Our working assumption is that what becomes structurally relevant in NATO/EU strategy tends, over time, to become relevant also from a financial and industrial point of view. In the European context, this includes the progressive operationalisation of strategic autonomy: the effort to reduce critical dependencies, secure supply chains, strengthen the European defence technological and industrial base, and align regulatory, financial and procurement instruments with long-term security objectives. On this basis, DFM operates as a decision-support tool: it benchmarks investment and industrial choices against institutional demand, clarifies which capabilities are rising on the spending agenda, and maps the funding instruments, eligibility constraints and supply-chain factors that shape real-world feasibility across investors, industry, public authorities and research organisations.
Defence Finance Monitor rests on a single analytical premise: within the Euro-Atlantic security architecture, strategic doctrine precedes regulation and capability planning, regulation precedes budgets, and budgets shape markets.
European Security & Defence Industry · Regulatory Intelligence
Article 346 TFEU and the New Politics of European Defence Consolidation. How EU Merger Control, National FDI Regimes and Security Derogations Are Reshaping Cross-Border Defence M&A
European defence consolidation is entering a phase in which the decisive constraint is no longer political will or industrial logic. It is the layered legal architecture through which Member States can condition, delay or restructure cross-border transactions. Most market commentary continues to treat Article 346 TFEU as the central instrument in that architecture. It is not. The real operational risk sits elsewhere, in an interaction between EU merger law, national special powers and Treaty-freedom scrutiny that has become materially more contested since 2025 and that will shape every significant defence M&A through 2030. The report identifies where that risk actually concentrates, which national regimes behave in fundamentally different ways despite appearing similar from outside, and which transaction structures are now systematically more defensible than others. It also assesses what the Commission’s draft Merger Guidelines, now in public consultation, will change for deal teams, primes, private capital and sovereign investors, and what they will not change.

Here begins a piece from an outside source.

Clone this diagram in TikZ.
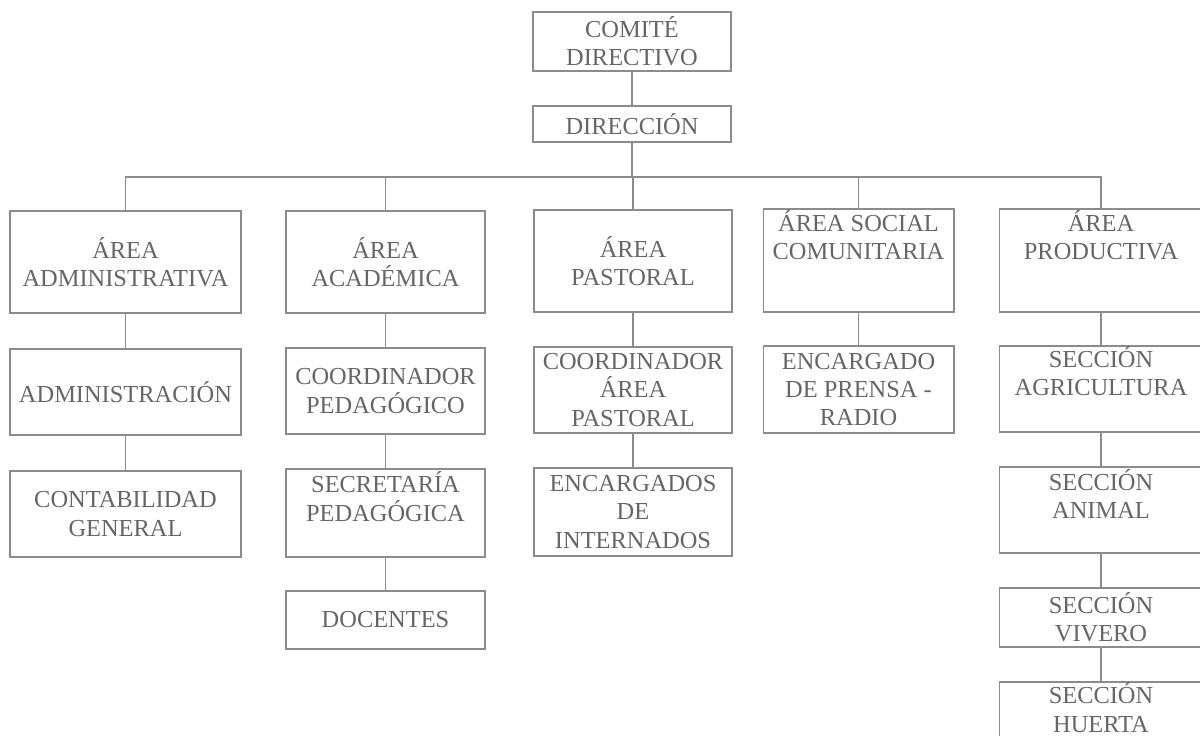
\documentclass[tikz,border=0pt]{standalone}
\usepackage{fontspec}
\setmainfont{Liberation Serif}
\definecolor{boxline}{gray}{0.55}
\definecolor{boxtext}{gray}{0.4}

\begin{document}
\begin{tikzpicture}[x=0.02cm, y=-0.02cm, line width=0.6pt]
    \useasboundingbox (0,0) rectangle (1200,736);

    \begin{scope}[every node/.style={draw=boxline, text=boxtext, align=center, inner xsep=2pt, inner ysep=0pt, font=\fontsize{13.9}{16}\selectfont}]
        \node[minimum width=3.96cm, minimum height=1.18cm] (T_1) at (632, 41.5) {COMITÉ\\DIRECTIVO};
        \node[minimum width=3.96cm, minimum height=0.72cm] (T_2) at (632, 124) {DIRECCIÓN};

        \node[minimum width=4.62cm, minimum height=2.04cm] (A_1) at (125.5, 262) {ÁREA\\ADMINISTRATIVA};
        \node[minimum width=3.98cm, minimum height=2.04cm] (A_2) at (385.5, 262) {ÁREA\\ACADÉMICA};
        \node[minimum width=3.96cm, minimum height=2.04cm] (A_3) at (633, 261) {ÁREA\\PASTORAL};
        \node[minimum width=3.82cm, text height=1.02cm, text depth=1.04cm] (A_4) at (858.5, 260.5) {ÁREA SOCIAL\\COMUNITARIA};
        \node[minimum width=4.08cm, text height=1.02cm, text depth=1.04cm] (A_5) at (1101, 260.5) {ÁREA\\PRODUCTIVA};

        \node[minimum width=4.62cm, minimum height=1.72cm] (B_1) at (125.5, 392) {ADMINISTRACIÓN};
        \node[minimum width=3.98cm, minimum height=1.72cm] (B_2) at (385.5, 391) {COORDINADOR\\PEDAGÓGICO};
        \node[minimum width=3.96cm, minimum height=1.72cm] (B_3) at (633, 390) {COORDINADOR\\ÁREA\\PASTORAL};
        \node[minimum width=3.82cm, minimum height=1.74cm] (B_4) at (858.5, 389.5) {ENCARGADO\\DE PRENSA -\\RADIO};
        \node[minimum width=4.08cm, text height=1.0cm, text depth=0.72cm] (B_5) at (1101, 389) {SECCIÓN\\AGRICULTURA};

        \node[minimum width=4.62cm, minimum height=1.72cm] (C_1) at (125.5, 514) {CONTABILIDAD\\GENERAL};
        \node[minimum width=3.98cm, text height=1.04cm, text depth=0.72cm] (C_2) at (385.5, 513) {SECRETARÍA\\PEDAGÓGICA};
        \node[minimum width=3.96cm, minimum height=1.76cm] (C_3) at (633, 512) {ENCARGADOS\\DE\\INTERNADOS};
        \node[minimum width=4.08cm, text height=1.04cm, text depth=0.68cm] (C_5) at (1101, 510) {SECCIÓN\\ANIMAL};

        \node[minimum width=3.98cm, minimum height=1.16cm] (D_2) at (385.5, 620) {DOCENTES};
        \node[minimum width=4.08cm, minimum height=1.18cm] (D_5) at (1101, 617.5) {SECCIÓN\\VIVERO};

        \node[minimum width=4.08cm, text height=1.0cm, text depth=0.32cm] (E_5) at (1101, 715) {SECCIÓN\\HUERTA};
    \end{scope}

    \coordinate (bus) at (632, 177);

    \begin{scope}[every edge/.style={draw=boxline}]
        \path (T_1) edge (T_2);
        \path (T_2) edge (T_2 |- bus);
        \draw[boxline] (A_1.north) -- (A_1.north |- bus) -- (A_5.north |- bus) -- (A_5.north);
        \path (A_2.north) edge (A_2.north |- bus);
        \path (A_3.north) edge (A_3.north |- bus);
        \path (A_4.north) edge (A_4.north |- bus);

        \path (A_1) edge (B_1);
        \path (B_1) edge (C_1);
        \path (A_2) edge (B_2);
        \path (B_2) edge (C_2);
        \path (C_2) edge (D_2);
        \path (A_3) edge (B_3);
        \path (B_3) edge (C_3);
        \path (A_4) edge (B_4);
        \path (A_5) edge (B_5);
        \path (B_5) edge (C_5);
        \path (C_5) edge (D_5);
        \path (D_5) edge (E_5);
    \end{scope}
\end{tikzpicture}
\end{document}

European Security & Defence Industry · Industrial Intelligence
Advanced Materials for European Defence. The Upstream Industrial Layer Behind Europe’s First Tier-2 Consolidation Wave
European defence readiness will not be decided by primes or platforms. It will be decided by a less visible layer of qualified materials, processes and suppliers — the layer where titanium, superalloys, composites, ceramics, coatings and specialist optics actually constrain what Europe can produce, certify and sustain. That layer is now where the first Tier-2 consolidation wave of 2026–2030 is most likely to emerge, and the conditions that make it so are already in place. The report identifies which sub-segments of the advanced-materials base are mature for consolidation and which are not, which assets are most exposed to sovereignty review and which to PE roll-up logic, and which transaction template — already documented in one major French case — is becoming the reference structure for the next phase of European industrial statecraft. It also separates the segments where open-source diligence is sufficient from those where strategic value is bound by classification and programme structure.
European Security & Defence Industry · Access Intelligence
The European Defence Fund 2026 and the SME Innovation Pipeline. How EUDIS Is Reshaping Access to European Defence Innovation
The 2026 cycle of the European Defence Fund is not a routine annual funding round. It is the first cycle in which the Commission has assembled a coherent access architecture for smaller defence innovators, connecting early-stage discovery, collaborative R&D, cascade funding, acceleration, matchmaking and equity finance through a single sequence of instruments. For SMEs, start-ups, scale-ups and non-traditional defence actors, that means more entry points than in any previous cycle — but also more ways to misread which instrument applies to which stage, which barriers have actually been lowered and which remain fully in place. The report identifies the operational pathway through that architecture, the consortium and eligibility filters that continue to define real access, and the points at which public sources diverge from the official call documents in ways that materially affect application strategy before the September 2026 deadline.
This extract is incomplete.